BUTT...we mus'nt ferget!
those that saved the world this year by fry'n up a HUGE BITCH SLAP
to the establishment!
start'n with thee lovably redheaded & incredible wittiness all the way from
the D-List...MISS KATHY GRIFFIN...who was mercilessly tortured verbally by deplorable sycophants and left in a financially funk fer roughly 2 years unable to find work in her own country cuz the current corrupt administration was try'na silence her 1st amendment right...by use'n the powers of the WH to bring her to her knees...
over ketchup and a rubber mask!
thankfully though...she rose up like a phoenix from the feckless fake flames after collect'n her thoughts and slayed the mentally deranged lie'n corrupt sack of Cheeto dusted pig shit and his henchmen by give'n the sold out audiences around the globe the 1st hand accounts of what she had endured and to make sure it NEVER happens to ANYONE else and captured it all from her poignantly and personal accounts in thee sleeper smash hit of the year "A HELL OF A STORY"...if you haven't yet...put this on yer "MUST SEE" holiglazed view'n pleasure this season fer the entire family!
3 long and arduous years of back and forth banter of he said she said...
the 1st political high heeled powerhouse and astute speaker of the house NANCY PELOSI...finally stared down the barrel of a loaded "gun" put on our democracy and started the impeachment process against the mentally deranged lie'n corrupt sack of Cheeto dusted pig shit currently disgrace'n the oval office
oh to be a fly on the wall the day she fried up a bitch slap to the mentally deranged lie'n corrupt sack of Cheeto dusted pig shit and made him marinate in his shit shorts...
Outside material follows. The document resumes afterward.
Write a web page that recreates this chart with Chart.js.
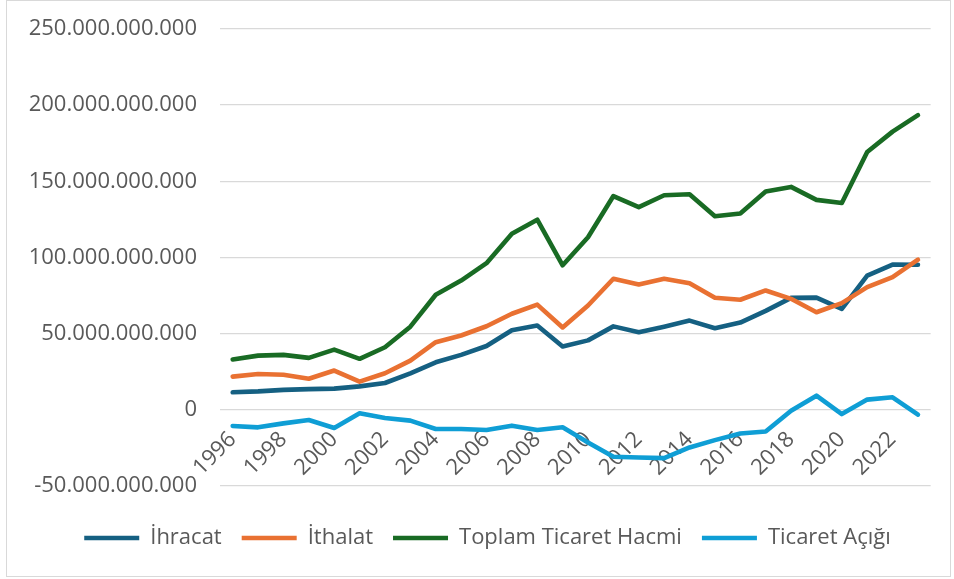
<!DOCTYPE html>
<html lang="tr">
<head>
<meta charset="UTF-8">
<title>Dış Ticaret</title>
<script src="https://cdn.jsdelivr.net/npm/chart.js@4.4.2/dist/chart.umd.min.js"></script>
<style>
  body { margin: 0; background: #fff; }
  .wrap { position: relative; width: 954px; height: 579px; }
  .frame {
    position: absolute; left: 6px; top: 0; width: 943px; height: 575px;
    border: 1px solid #d9d9d9; pointer-events: none; }
</style>
</head>
<body>
<div class="wrap">
  <canvas id="tradeChart"></canvas>
  <div class="frame"></div>
</div>

<script>
// years on the x axis
const years = ['1996','1997','1998','1999','2000','2001','2002','2003','2004','2005',
               '2006','2007','2008','2009','2010','2011','2012','2013','2014','2015',
               '2016','2017','2018','2019','2020','2021','2022','2023'];

// exports
const ihracat = [11.4e9, 12.0e9, 13.0e9, 13.5e9, 13.8e9, 15.3e9, 17.5e9, 23.9e9, 31.1e9, 36.0e9,
                 41.8e9, 52.2e9, 55.3e9, 41.5e9, 45.5e9, 54.7e9, 50.8e9, 54.5e9, 58.5e9, 53.5e9,
                 57.2e9, 64.9e9, 73.4e9, 73.6e9, 66.2e9, 88.0e9, 95.3e9, 95.2e9];

// imports
const ithalat = [21.7e9, 23.4e9, 22.9e9, 20.3e9, 25.7e9, 18.4e9, 23.9e9, 32.2e9, 44.3e9, 48.7e9,
                 54.8e9, 63.0e9, 69.0e9, 54.0e9, 68.4e9, 86.0e9, 82.2e9, 86.0e9, 83.0e9, 73.5e9,
                 72.2e9, 78.3e9, 72.8e9, 64.0e9, 70.0e9, 80.5e9, 87.0e9, 98.5e9];

// total trade volume
const toplamHacim = [33.0e9, 35.5e9, 36.0e9, 34.0e9, 39.4e9, 33.4e9, 41.0e9, 54.5e9, 75.5e9, 84.8e9,
                     96.2e9, 115.5e9, 124.8e9, 94.8e9, 113.2e9, 140.3e9, 133.0e9, 140.8e9, 141.5e9, 127.0e9,
                     128.8e9, 143.3e9, 146.3e9, 137.8e9, 135.7e9, 169.2e9, 182.6e9, 193.4e9];

// trade balance
const ticaretAcigi = [-10.7e9, -11.6e9, -9.0e9, -6.8e9, -12.0e9, -2.4e9, -5.5e9, -7.2e9, -12.7e9, -12.7e9,
                      -13.4e9, -10.5e9, -13.4e9, -11.6e9, -21.5e9, -30.9e9, -31.4e9, -31.8e9, -24.8e9, -20.0e9,
                      -15.6e9, -14.3e9, -0.7e9, 9.2e9, -2.9e9, 6.6e9, 8.1e9, -3.3e9];

const seriesNames = ['İhracat', 'İthalat', 'Toplam Ticaret Hacmi', 'Ticaret Açığı'];
const seriesColors = ['#156082', '#E97132', '#196B24', '#0F9ED5'];

// y axis range
const yMin = -50e9, yMax = 250e9, yStep = 50e9;

const fontFamily = "'Open Sans', 'Noto Sans', sans-serif";
const textGray = '#595959';

// 250000000000 -> 250.000.000.000
function dotted(v) {
    const s = Math.round(Math.abs(v)).toString().replace(/\B(?=(\d{3})+(?!\d))/g, '.');
    return (v < 0 ? '-' : '') + s;
}

function makeSet(i, values) {
    return {
        label: seriesNames[i],
        data: values,
        borderColor: seriesColors[i],
        backgroundColor: seriesColors[i],
        borderWidth: 4.6,
        borderCapStyle: 'round',
        borderJoinStyle: 'round',
        pointRadius: 0,
        tension: 0,
        order: 3 - i   // later series are drawn on top
    };
}

// nudge the legend a bit to the right of the canvas centre
const legendShift = {
    id: 'legendShift',
    afterLayout: function(chart) {
        if (chart.legend) {
            chart.legend.left += 17;
            chart.legend.right += 17;
        }
    }
};

const ctx = document.getElementById('tradeChart').getContext('2d');
const tradeChart = new Chart(ctx, {
    type: 'line',
    data: {
        labels: years,
        datasets: [makeSet(0, ihracat), makeSet(1, ithalat), makeSet(2, toplamHacim), makeSet(3, ticaretAcigi)]
    },
    plugins: [legendShift],
    options: {
        responsive: true,
        maintainAspectRatio: false,
        animation: false,
        layout: { padding: { left: 8, right: 21, top: 29, bottom: 20 } },
        scales: {
            x: {
                position: { y: 0 },
                offset: true,
                grid: { display: false, drawTicks: false },
                border: { display: false },
                ticks: {
                    autoSkip: false,
                    minRotation: 45,
                    maxRotation: 45,
                    padding: 17,
                    color: textGray,
                    font: { family: fontFamily, size: 22 },
                    callback: function(val, idx) {
                        return idx % 2 === 0 ? this.getLabelForValue(val) : '';
                    }
                }
            },
            y: {
                min: yMin,
                max: yMax,
                afterFit: function(scale) { scale.width = 212; },
                grid: { color: '#d9d9d9', lineWidth: 1.3, drawTicks: true, tickLength: 19, tickColor: 'rgba(0,0,0,0)' },
                border: { display: false },
                ticks: {
                    stepSize: yStep,
                    padding: 4,
                    color: textGray,
                    font: { family: fontFamily, size: 22 },
                    callback: function(v) { return dotted(v); }
                }
            }
        },
        plugins: {
            tooltip: { enabled: false },
            legend: {
                position: 'bottom',
                // empty title only to hold space above the items
                title: { display: true, text: ' ', font: { size: 1 }, padding: { top: 20, bottom: 0 } },
                labels: {
                    usePointStyle: true,
                    pointStyle: 'line',
                    pointStyleWidth: 55,
                    padding: 20,
                    color: textGray,
                    font: { family: fontFamily, size: 22 },
                    sort: function(a, b) { return a.datasetIndex - b.datasetIndex; }
                }
            }
        }
    }
});
</script>
</body>
</html>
with the holiglazed season upon us...NANCY assures the people that she's still bake'n her impeachment pie..and still has a few more hidden ingredients to add before the pie is baked
and lastly...but definitely not least...is this lil loud mouthed lassy from the
shores of Sweden...GRETA THUNBERG became thee most globally famous teenage angst with a mission...bein' nominated fer a Noble Peace Prize...among the many other numerous awards she has accrued fer her fight against the environmental crisis at the tender age of her sweet 16th
it all stemmed from GRETA strike'n durin' her 9th grade school year in regards to the heat waves and fires that hadn't been seen in 262 years in her hometown of Stockholm and demand'n that the Swedish government reduce carbon emissions in accordance to the Paris Agreement
GRETA spent 15 days at sea from the UK to the US in her 60 racing yacht equipped with solar panels and underwater turbines...eliminate'n her carbon footprint on the planet...cause'n "the GRETA effect" amongst her peers around the planet
so SPEAK UP and SPEAK OFTEN...and NEVER let yer voice be muffled!
and GET OFF MY DRESS!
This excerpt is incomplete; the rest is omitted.